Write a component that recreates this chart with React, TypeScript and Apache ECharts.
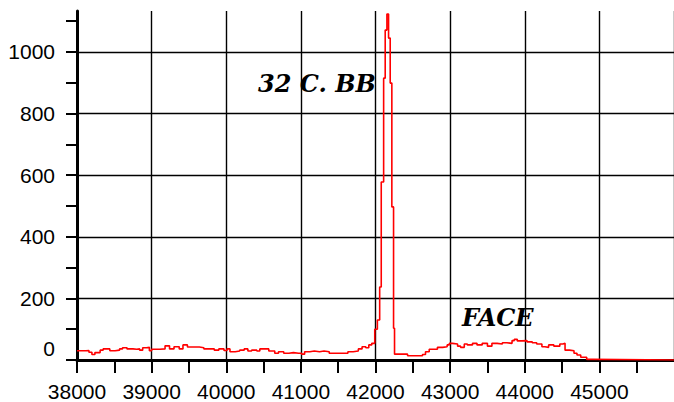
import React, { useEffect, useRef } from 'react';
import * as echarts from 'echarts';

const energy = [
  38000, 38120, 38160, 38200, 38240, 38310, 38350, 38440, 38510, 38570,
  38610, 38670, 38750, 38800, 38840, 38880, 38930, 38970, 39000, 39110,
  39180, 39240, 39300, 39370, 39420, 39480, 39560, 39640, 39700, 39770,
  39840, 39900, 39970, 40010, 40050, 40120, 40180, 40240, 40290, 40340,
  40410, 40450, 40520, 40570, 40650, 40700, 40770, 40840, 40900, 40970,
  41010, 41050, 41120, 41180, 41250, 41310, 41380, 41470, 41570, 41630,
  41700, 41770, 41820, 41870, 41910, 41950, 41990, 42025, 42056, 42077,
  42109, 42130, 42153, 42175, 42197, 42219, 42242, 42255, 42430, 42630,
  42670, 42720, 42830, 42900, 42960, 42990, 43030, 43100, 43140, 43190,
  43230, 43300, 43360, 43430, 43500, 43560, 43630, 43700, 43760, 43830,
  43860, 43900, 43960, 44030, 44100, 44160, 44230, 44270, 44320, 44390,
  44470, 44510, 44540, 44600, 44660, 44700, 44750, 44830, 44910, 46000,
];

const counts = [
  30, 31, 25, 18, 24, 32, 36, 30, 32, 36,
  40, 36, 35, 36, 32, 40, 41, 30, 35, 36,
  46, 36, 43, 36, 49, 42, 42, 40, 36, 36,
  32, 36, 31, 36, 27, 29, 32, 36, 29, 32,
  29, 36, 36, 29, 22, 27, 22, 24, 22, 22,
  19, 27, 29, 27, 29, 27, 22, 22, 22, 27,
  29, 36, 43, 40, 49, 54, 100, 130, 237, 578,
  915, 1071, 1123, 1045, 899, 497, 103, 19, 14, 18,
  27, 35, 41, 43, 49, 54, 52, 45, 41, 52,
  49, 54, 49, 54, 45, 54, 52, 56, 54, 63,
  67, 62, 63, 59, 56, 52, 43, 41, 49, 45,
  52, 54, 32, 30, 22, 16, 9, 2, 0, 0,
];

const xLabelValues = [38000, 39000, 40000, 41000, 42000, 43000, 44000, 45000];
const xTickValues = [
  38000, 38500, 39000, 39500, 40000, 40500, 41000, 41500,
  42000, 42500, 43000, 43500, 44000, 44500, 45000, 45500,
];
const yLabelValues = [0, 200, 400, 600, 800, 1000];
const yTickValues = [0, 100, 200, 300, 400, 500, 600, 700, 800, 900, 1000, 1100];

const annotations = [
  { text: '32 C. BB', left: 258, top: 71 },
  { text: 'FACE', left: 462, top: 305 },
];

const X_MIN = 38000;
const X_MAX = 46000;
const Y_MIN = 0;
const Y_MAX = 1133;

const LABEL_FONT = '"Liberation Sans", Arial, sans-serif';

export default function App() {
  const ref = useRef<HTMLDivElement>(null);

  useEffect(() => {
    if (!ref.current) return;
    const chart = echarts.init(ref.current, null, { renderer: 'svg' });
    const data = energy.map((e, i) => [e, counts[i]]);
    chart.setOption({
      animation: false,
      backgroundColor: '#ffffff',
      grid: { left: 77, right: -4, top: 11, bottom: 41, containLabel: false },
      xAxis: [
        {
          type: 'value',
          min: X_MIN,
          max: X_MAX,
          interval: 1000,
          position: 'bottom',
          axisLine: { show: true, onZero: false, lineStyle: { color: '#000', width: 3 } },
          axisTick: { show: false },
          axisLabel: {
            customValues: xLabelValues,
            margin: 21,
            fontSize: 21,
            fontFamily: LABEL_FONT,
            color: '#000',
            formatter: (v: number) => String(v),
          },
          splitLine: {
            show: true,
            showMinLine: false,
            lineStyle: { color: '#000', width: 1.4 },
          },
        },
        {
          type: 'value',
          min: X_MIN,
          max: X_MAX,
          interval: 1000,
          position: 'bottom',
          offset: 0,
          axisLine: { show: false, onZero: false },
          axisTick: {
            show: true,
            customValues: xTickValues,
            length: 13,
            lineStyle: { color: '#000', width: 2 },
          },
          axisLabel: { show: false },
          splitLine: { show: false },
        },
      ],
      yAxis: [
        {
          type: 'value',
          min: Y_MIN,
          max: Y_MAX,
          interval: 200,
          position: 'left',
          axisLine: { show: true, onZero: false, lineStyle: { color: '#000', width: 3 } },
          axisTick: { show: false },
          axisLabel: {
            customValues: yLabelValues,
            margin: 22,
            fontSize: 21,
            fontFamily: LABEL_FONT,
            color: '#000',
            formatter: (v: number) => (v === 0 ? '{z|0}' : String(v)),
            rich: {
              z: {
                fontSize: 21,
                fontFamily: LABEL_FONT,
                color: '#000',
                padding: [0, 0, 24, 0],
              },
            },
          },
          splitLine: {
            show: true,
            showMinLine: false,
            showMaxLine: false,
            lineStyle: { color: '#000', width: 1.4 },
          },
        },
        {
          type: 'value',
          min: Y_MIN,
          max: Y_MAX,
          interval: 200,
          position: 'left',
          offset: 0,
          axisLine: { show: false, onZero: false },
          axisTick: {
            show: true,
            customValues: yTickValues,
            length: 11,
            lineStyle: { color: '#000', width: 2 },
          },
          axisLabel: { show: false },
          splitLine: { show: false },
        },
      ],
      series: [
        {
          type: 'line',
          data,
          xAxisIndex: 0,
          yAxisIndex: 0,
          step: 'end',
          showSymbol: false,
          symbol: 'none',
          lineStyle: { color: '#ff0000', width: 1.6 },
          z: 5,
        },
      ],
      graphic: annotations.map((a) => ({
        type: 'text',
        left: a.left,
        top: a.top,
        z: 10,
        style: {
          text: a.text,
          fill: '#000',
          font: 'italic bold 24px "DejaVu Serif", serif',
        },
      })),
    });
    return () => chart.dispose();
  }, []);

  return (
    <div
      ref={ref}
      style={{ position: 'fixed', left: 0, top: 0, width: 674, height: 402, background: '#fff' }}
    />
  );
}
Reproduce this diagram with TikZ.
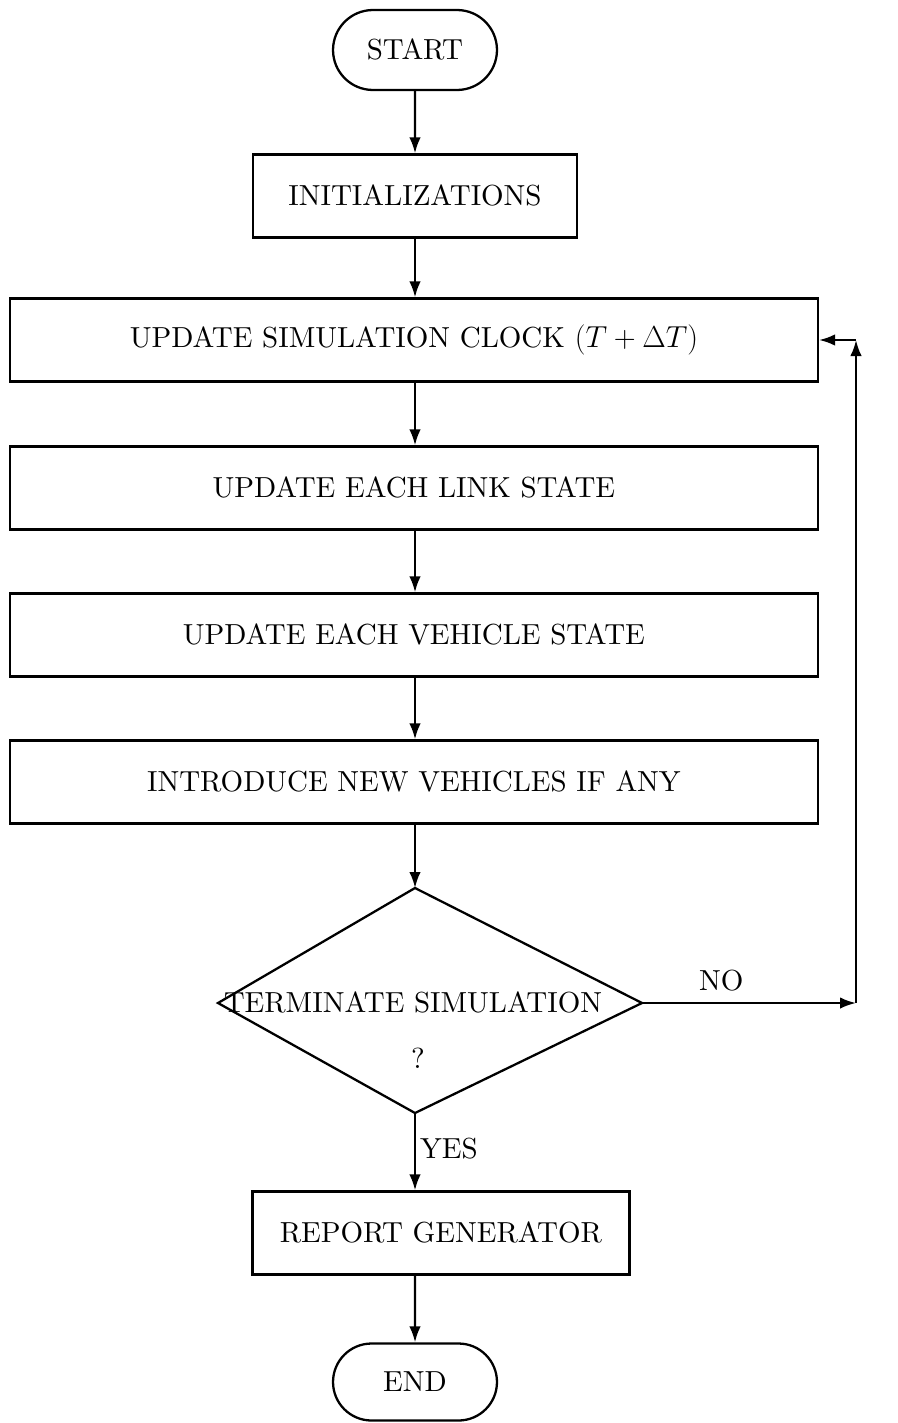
——
* TO DO:
Filter the records above for "with" and copy every matching line.

* WRITTEN RESPONSE:
Write a component that recreates this chart with React, TypeScript and Apache ECharts.
Reproduce this diagram with TikZ.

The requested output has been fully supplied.